*DATA LINES*:
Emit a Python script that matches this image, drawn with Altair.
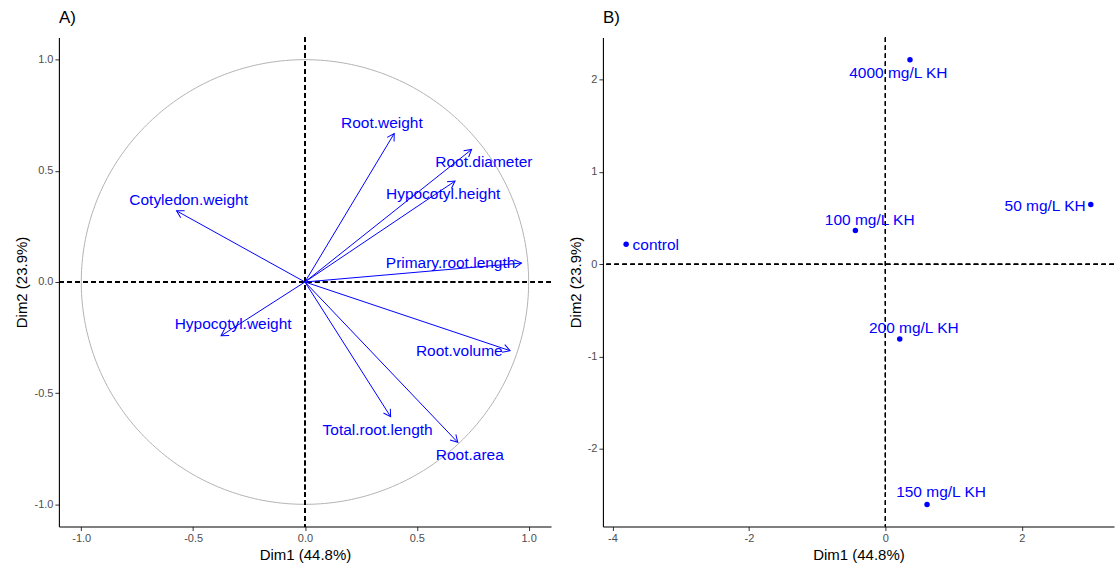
import altair as alt
import numpy as np
import pandas as pd

FONT = "Liberation Sans"
BLUE = "#0000FF"

# ---- Variables (correlation circle) ----
var_names = ["Root.weight", "Root.diameter", "Hypocotyl.height", "Cotyledon.weight",
             "Primary.root.length", "Hypocotyl.weight", "Root.volume",
             "Total.root.length", "Root.area"]
var_dim1 = [0.399, 0.745, 0.671, -0.574, 0.968, -0.375, 0.917, 0.383, 0.683]
var_dim2 = [0.668, 0.596, 0.454, 0.320, 0.085, -0.242, -0.309, -0.606, -0.721]
# repelled label anchors
var_label_x = [0.344, 0.800, 0.618, -0.520, 0.651, -0.321, 0.690, 0.325, 0.737]
var_label_y = [0.716, 0.539, 0.398, 0.368, 0.084, -0.190, -0.312, -0.667, -0.778]

# ---- Individuals ----
ind_names = ["4000 mg/L KH", "50 mg/L KH", "100 mg/L KH", "control",
             "200 mg/L KH", "150 mg/L KH"]
ind_dim1 = [0.36, 3.01, -0.44, -3.80, 0.21, 0.61]
ind_dim2 = [2.215, 0.647, 0.365, 0.216, -0.81, -2.60]
ind_label_x = [0.19, 2.34, -0.23, -3.365, 0.416, 0.815]
ind_label_y = [2.07, 0.636, 0.482, 0.205, -0.694, -2.47]

ticks_a = [-1.0, -0.5, 0.0, 0.5, 1.0]
ticks_bx = [-4, -2, 0, 2]
ticks_by = [-2, -1, 0, 1, 2]

xlab = "Dim1 (44.8%)"
ylab = "Dim2 (23.9%)"

vars_df = pd.DataFrame({"name": var_names, "dim1": var_dim1, "dim2": var_dim2,
                        "lx": var_label_x, "ly": var_label_y})
ind_df = pd.DataFrame({"name": ind_names, "dim1": ind_dim1, "dim2": ind_dim2,
                       "lx": ind_label_x, "ly": ind_label_y})

theta = np.linspace(0, 2 * np.pi, 361)
circle_df = pd.DataFrame({"i": np.arange(theta.size), "cx": np.cos(theta), "cy": np.sin(theta)})

minus_fix = "replace(format(datum.value, '.1f'), '\u2212', '-')"

dom_a = [-1.1, 1.1]
xa = alt.Scale(domain=dom_a, nice=False, zero=False)
ya = alt.Scale(domain=dom_a, nice=False, zero=False)

ax_xa = alt.Axis(values=ticks_a, labelExpr=minus_fix, title=xlab)
ax_ya = alt.Axis(values=ticks_a, labelExpr=minus_fix, title=ylab)

circle = alt.Chart(circle_df).mark_line(color="#B3B3B3", strokeWidth=1).encode(
    x=alt.X("cx:Q", scale=xa, axis=ax_xa),
    y=alt.Y("cy:Q", scale=ya, axis=ax_ya),
    order="i:Q",
)

dash = [4.5, 3.5]
vline_a = alt.Chart(vars_df).mark_rule(color="black", strokeDash=dash, strokeWidth=1.1).encode(
    x=alt.datum(0))
hline_a = alt.Chart(vars_df).mark_rule(color="black", strokeDash=dash, strokeWidth=1.1).encode(
    y=alt.datum(0))

shafts = alt.Chart(vars_df).mark_rule(color=BLUE, strokeWidth=1).encode(
    x=alt.X("dim1:Q", scale=xa),
    y=alt.Y("dim2:Q", scale=ya),
    x2=alt.X2(datum=0),
    y2=alt.Y2(datum=0),
)

heads = alt.Chart(vars_df).transform_calculate(
    ang="(360 - atan2(datum.dim2, datum.dim1) * 180 / PI) % 360"
).mark_point(
    shape="M -1 -0.577 L 0 0 L -1 0.577", filled=False, color=BLUE,
    strokeWidth=1, size=196, opacity=1,
).encode(
    x=alt.X("dim1:Q", scale=xa),
    y=alt.Y("dim2:Q", scale=ya),
    angle=alt.Angle("ang:Q", scale=None),
)

var_text = alt.Chart(vars_df).mark_text(
    color=BLUE, font=FONT, fontSize=15.5, align="center", baseline="middle"
).encode(
    x=alt.X("lx:Q", scale=xa),
    y=alt.Y("ly:Q", scale=ya),
    text="name:N",
)

panel_a = alt.layer(circle, vline_a, hline_a, shafts, heads, var_text).properties(
    width=493, height=490,
    title=alt.TitleParams("A)", anchor="start", frame="group", fontSize=17, font=FONT,
                          fontWeight="normal", color="black", offset=10),
)

xb = alt.Scale(domain=[-4.14, 3.35], nice=False, zero=False)
yb = alt.Scale(domain=[-2.84, 2.456], nice=False, zero=False)

vline_b = alt.Chart(ind_df).mark_rule(color="black", strokeDash=dash, strokeWidth=1.1).encode(
    x=alt.datum(0))
hline_b = alt.Chart(ind_df).mark_rule(color="black", strokeDash=dash, strokeWidth=1.1).encode(
    y=alt.datum(0))

pts = alt.Chart(ind_df).mark_circle(color=BLUE, size=30, opacity=1).encode(
    x=alt.X("dim1:Q", scale=xb,
            axis=alt.Axis(values=ticks_bx, labelExpr="toString(datum.value)", title=xlab)),
    y=alt.Y("dim2:Q", scale=yb,
            axis=alt.Axis(values=ticks_by, labelExpr="toString(datum.value)", title=ylab)),
)

ind_text = alt.Chart(ind_df).mark_text(
    color=BLUE, font=FONT, fontSize=15.5, align="center", baseline="middle"
).encode(
    x=alt.X("lx:Q", scale=xb),
    y=alt.Y("ly:Q", scale=yb),
    text="name:N",
)

panel_b = alt.layer(vline_b, hline_b, pts, ind_text).properties(
    width=512, height=490,
    title=alt.TitleParams("B)", anchor="start", frame="group", fontSize=17, font=FONT,
                          fontWeight="normal", color="black", offset=10),
)

chart = alt.hconcat(panel_a, panel_b, spacing=16).properties(
    padding={"left": 15, "top": 8, "right": 0, "bottom": 0},
    background="white",
).configure_view(stroke=None).configure_axis(
    grid=False,
    domainColor="black",
    domainWidth=1.1,
    tickColor="#333333",
    tickSize=4,
    labelColor="#4D4D4D",
    labelFont=FONT,
    labelFontSize=11,
    labelPadding=2,
    titleFont=FONT,
    titleFontSize=15,
    titleFontWeight="normal",
    titleColor="black",
    titlePadding=4,
)

chart.save("out.html", embed_options={"renderer": "svg", "actions": False})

*AIM*: Copy the listing word for word, excluding its pictures.

*WRITTEN RESPONSE*:
Emit a Python script that matches this image, drawn with Altair.
import altair as alt
import numpy as np
import pandas as pd

FONT = "Liberation Sans"
BLUE = "#0000FF"

# ---- Variables (correlation circle) ----
var_names = ["Root.weight", "Root.diameter", "Hypocotyl.height", "Cotyledon.weight",
             "Primary.root.length", "Hypocotyl.weight", "Root.volume",
             "Total.root.length", "Root.area"]
var_dim1 = [0.399, 0.745, 0.671, -0.574, 0.968, -0.375, 0.917, 0.383, 0.683]
var_dim2 = [0.668, 0.596, 0.454, 0.320, 0.085, -0.242, -0.309, -0.606, -0.721]
# repelled label anchors
var_label_x = [0.344, 0.800, 0.618, -0.520, 0.651, -0.321, 0.690, 0.325, 0.737]
var_label_y = [0.716, 0.539, 0.398, 0.368, 0.084, -0.190, -0.312, -0.667, -0.778]

# ---- Individuals ----
ind_names = ["4000 mg/L KH", "50 mg/L KH", "100 mg/L KH", "control",
             "200 mg/L KH", "150 mg/L KH"]
ind_dim1 = [0.36, 3.01, -0.44, -3.80, 0.21, 0.61]
ind_dim2 = [2.215, 0.647, 0.365, 0.216, -0.81, -2.60]
ind_label_x = [0.19, 2.34, -0.23, -3.365, 0.416, 0.815]
ind_label_y = [2.07, 0.636, 0.482, 0.205, -0.694, -2.47]

ticks_a = [-1.0, -0.5, 0.0, 0.5, 1.0]
ticks_bx = [-4, -2, 0, 2]
ticks_by = [-2, -1, 0, 1, 2]

xlab = "Dim1 (44.8%)"
ylab = "Dim2 (23.9%)"

vars_df = pd.DataFrame({"name": var_names, "dim1": var_dim1, "dim2": var_dim2,
                        "lx": var_label_x, "ly": var_label_y})
ind_df = pd.DataFrame({"name": ind_names, "dim1": ind_dim1, "dim2": ind_dim2,
                       "lx": ind_label_x, "ly": ind_label_y})

theta = np.linspace(0, 2 * np.pi, 361)
circle_df = pd.DataFrame({"i": np.arange(theta.size), "cx": np.cos(theta), "cy": np.sin(theta)})

minus_fix = "replace(format(datum.value, '.1f'), '\u2212', '-')"

dom_a = [-1.1, 1.1]
xa = alt.Scale(domain=dom_a, nice=False, zero=False)
ya = alt.Scale(domain=dom_a, nice=False, zero=False)

ax_xa = alt.Axis(values=ticks_a, labelExpr=minus_fix, title=xlab)
ax_ya = alt.Axis(values=ticks_a, labelExpr=minus_fix, title=ylab)

circle = alt.Chart(circle_df).mark_line(color="#B3B3B3", strokeWidth=1).encode(
    x=alt.X("cx:Q", scale=xa, axis=ax_xa),
    y=alt.Y("cy:Q", scale=ya, axis=ax_ya),
    order="i:Q",
)

dash = [4.5, 3.5]
vline_a = alt.Chart(vars_df).mark_rule(color="black", strokeDash=dash, strokeWidth=1.1).encode(
    x=alt.datum(0))
hline_a = alt.Chart(vars_df).mark_rule(color="black", strokeDash=dash, strokeWidth=1.1).encode(
    y=alt.datum(0))

shafts = alt.Chart(vars_df).mark_rule(color=BLUE, strokeWidth=1).encode(
    x=alt.X("dim1:Q", scale=xa),
    y=alt.Y("dim2:Q", scale=ya),
    x2=alt.X2(datum=0),
    y2=alt.Y2(datum=0),
)

heads = alt.Chart(vars_df).transform_calculate(
    ang="(360 - atan2(datum.dim2, datum.dim1) * 180 / PI) % 360"
).mark_point(
    shape="M -1 -0.577 L 0 0 L -1 0.577", filled=False, color=BLUE,
    strokeWidth=1, size=196, opacity=1,
).encode(
    x=alt.X("dim1:Q", scale=xa),
    y=alt.Y("dim2:Q", scale=ya),
    angle=alt.Angle("ang:Q", scale=None),
)

var_text = alt.Chart(vars_df).mark_text(
    color=BLUE, font=FONT, fontSize=15.5, align="center", baseline="middle"
).encode(
    x=alt.X("lx:Q", scale=xa),
    y=alt.Y("ly:Q", scale=ya),
    text="name:N",
)

panel_a = alt.layer(circle, vline_a, hline_a, shafts, heads, var_text).properties(
    width=493, height=490,
    title=alt.TitleParams("A)", anchor="start", frame="group", fontSize=17, font=FONT,
                          fontWeight="normal", color="black", offset=10),
)

xb = alt.Scale(domain=[-4.14, 3.35], nice=False, zero=False)
yb = alt.Scale(domain=[-2.84, 2.456], nice=False, zero=False)

vline_b = alt.Chart(ind_df).mark_rule(color="black", strokeDash=dash, strokeWidth=1.1).encode(
    x=alt.datum(0))
hline_b = alt.Chart(ind_df).mark_rule(color="black", strokeDash=dash, strokeWidth=1.1).encode(
    y=alt.datum(0))

pts = alt.Chart(ind_df).mark_circle(color=BLUE, size=30, opacity=1).encode(
    x=alt.X("dim1:Q", scale=xb,
            axis=alt.Axis(values=ticks_bx, labelExpr="toString(datum.value)", title=xlab)),
    y=alt.Y("dim2:Q", scale=yb,
            axis=alt.Axis(values=ticks_by, labelExpr="toString(datum.value)", title=ylab)),
)

ind_text = alt.Chart(ind_df).mark_text(
    color=BLUE, font=FONT, fontSize=15.5, align="center", baseline="middle"
).encode(
    x=alt.X("lx:Q", scale=xb),
    y=alt.Y("ly:Q", scale=yb),
    text="name:N",
)

panel_b = alt.layer(vline_b, hline_b, pts, ind_text).properties(
    width=512, height=490,
    title=alt.TitleParams("B)", anchor="start", frame="group", fontSize=17, font=FONT,
                          fontWeight="normal", color="black", offset=10),
)

chart = alt.hconcat(panel_a, panel_b, spacing=16).properties(
    padding={"left": 15, "top": 8, "right": 0, "bottom": 0},
    background="white",
).configure_view(stroke=None).configure_axis(
    grid=False,
    domainColor="black",
    domainWidth=1.1,
    tickColor="#333333",
    tickSize=4,
    labelColor="#4D4D4D",
    labelFont=FONT,
    labelFontSize=11,
    labelPadding=2,
    titleFont=FONT,
    titleFontSize=15,
    titleFontWeight="normal",
    titleColor="black",
    titlePadding=4,
)

chart.save("out.html", embed_options={"renderer": "svg", "actions": False})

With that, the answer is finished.